The guitars most associated with Django Reinhardt and Gypsy jazz are those made by the Selmer Company, a French instrument maker. Selmer didn’t make or sell guitars until Mario Maccaferri came to work for the company. Maccaferri designed the “grande bouche” (big mouth) Selmer. The guitar has a large “D” shaped sound hole (see image – top left). This guitar is sometimes called the Selmer-Maccaferri guitar.
The Selmer-Maccaferri guitar came out in 1932. The guitar was one of the first with a truss rod, something invented by Gibson in 1921. It was the first guitar with a cutaway. Gibson didn’t have a cutaway guitar until an L5 model in 1939. Epiphone, D’Angelica and Stromberg didn’t have cutaway models until 1949 and Gretsch until 1951. But not every innovation was worth keeping. The design had an internal resonator which was eventually eliminated. Most vintage Selmer guitars have had the resonator removed.

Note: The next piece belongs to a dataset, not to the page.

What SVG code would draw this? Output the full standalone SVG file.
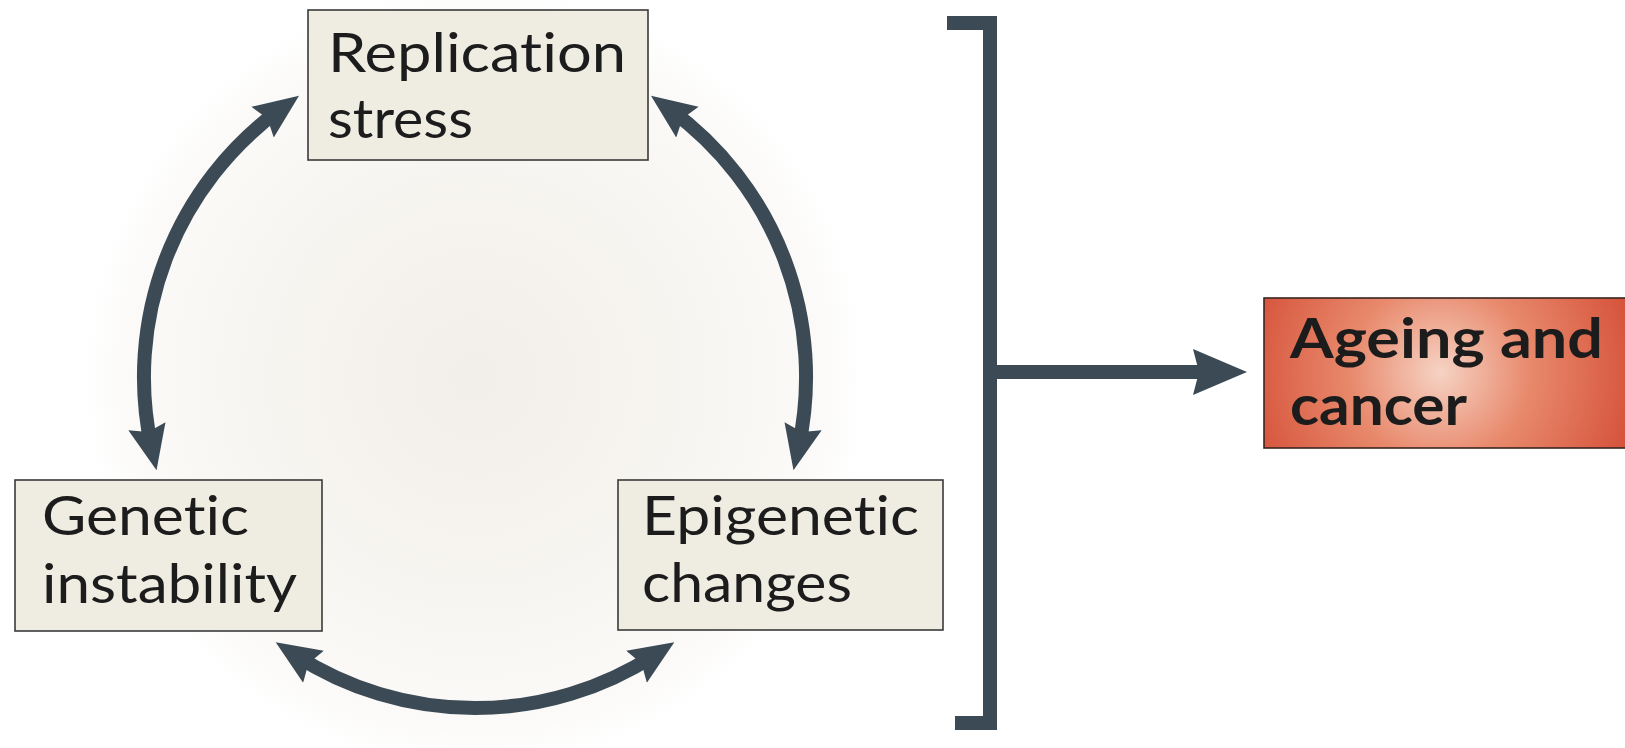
<svg xmlns="http://www.w3.org/2000/svg" width="1625" height="748" viewBox="0 0 1625 748">
<defs>
<radialGradient id="glow" gradientUnits="userSpaceOnUse" cx="475" cy="378" r="390">
<stop offset="0" stop-color="#f2eee9"/>
<stop offset="0.55" stop-color="#f7f5f1"/>
<stop offset="0.88" stop-color="#fbfaf8"/>
<stop offset="1" stop-color="#ffffff"/>
</radialGradient>
<radialGradient id="red" gradientUnits="userSpaceOnUse" cx="1440" cy="372" r="200">
<stop offset="0" stop-color="#f6d3c4"/>
<stop offset="0.45" stop-color="#e8896c"/>
<stop offset="1" stop-color="#d5523a"/>
</radialGradient>
<marker id="head" viewBox="0 -22 52 44" markerWidth="52" markerHeight="44" refX="22" refY="0" orient="auto-start-reverse" markerUnits="userSpaceOnUse">
<path d="M0,-19 L45,0 L0,19 L6,0 z" fill="#3b4a54"/>
</marker>
<marker id="bighead" viewBox="0 -25 60 50" markerWidth="60" markerHeight="50" refX="30" refY="0" orient="auto" markerUnits="userSpaceOnUse">
<path d="M0,-23 L54,0 L0,23 L6,0 z" fill="#3b4a54"/>
</marker>
<style>
.box{fill:#efece2;stroke:#3a3a3a;stroke-width:1.6}
.lbl{font-family:Lato,"Open Sans","DejaVu Sans",sans-serif;font-size:55px;fill:#1c1c1c;font-variant-ligatures:none}
.bold{font-weight:700}
.conn{fill:none;stroke:#3b4a54;stroke-width:14}
</style>
</defs>
<rect width="1625" height="748" fill="#ffffff"/>
<circle cx="475" cy="378" r="390" fill="url(#glow)"/>
<g id="connectors">
<path class="conn" d="M280.4,109.2 A331,331 0 0 0 151.6,447.7" marker-start="url(#head)" marker-end="url(#head)"/>
<path class="conn" d="M669.6,109.2 A331,331 0 0 1 798.4,447.7" marker-start="url(#head)" marker-end="url(#head)"/>
<path class="conn" d="M295.0,654.8 A331,331 0 0 0 655.0,654.8" marker-start="url(#head)" marker-end="url(#head)"/>
<path class="conn" d="M947,23 H990 V723 H955" stroke-linejoin="miter"/>
<path class="conn" d="M990,372 H1223" marker-end="url(#bighead)"/>
</g>
<g id="replication">
<rect class="box" x="308" y="10" width="340" height="150"/>
<text class="lbl" x="328" y="72" textLength="298" lengthAdjust="spacingAndGlyphs">Replication</text>
<text class="lbl" x="328" y="138" textLength="145" lengthAdjust="spacingAndGlyphs">stress</text>
</g>
<g id="genetic">
<rect class="box" x="15" y="480" width="307" height="151"/>
<text class="lbl" x="42" y="535" textLength="207" lengthAdjust="spacingAndGlyphs">Genetic</text>
<text class="lbl" x="42" y="603" textLength="255" lengthAdjust="spacingAndGlyphs">instability</text>
</g>
<g id="epigenetic">
<rect class="box" x="618" y="480" width="325" height="150"/>
<text class="lbl" x="642" y="535" textLength="277" lengthAdjust="spacingAndGlyphs">Epigenetic</text>
<text class="lbl" x="642" y="602" textLength="210" lengthAdjust="spacingAndGlyphs">changes</text>
</g>
<g id="ageing">
<rect x="1264" y="298" width="370" height="150" fill="url(#red)" stroke="#3a2520" stroke-width="1.6"/>
<text class="lbl bold" x="1290" y="358" textLength="313" lengthAdjust="spacingAndGlyphs">Ageing and</text>
<text class="lbl bold" x="1290" y="425" textLength="177" lengthAdjust="spacingAndGlyphs">cancer</text>
</g>
</svg>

Maccaferri was only with Selmer for about eighteen months. The guitar which Django made famous was produced by Selmer after Maccaferri was gone, in 1936. This guitar was called the Modèle Jazz”, or “Petite Bouche” (small mouth) or just the “Oval Hole”. They are sometimes referred to as Selmers (as opposed to Selmer-Maccaferris). They had a longer scale length (670 mm 1 ) and the small oval sound hole (image – right). Longer scale lengths result in the strings having more tension (for same gauge strings) which produces a louder guitar. The Petite Bouche style is thus favored as the lead instrument in Gypsy Jazz ensembles where often two or more guitarists play rhythm.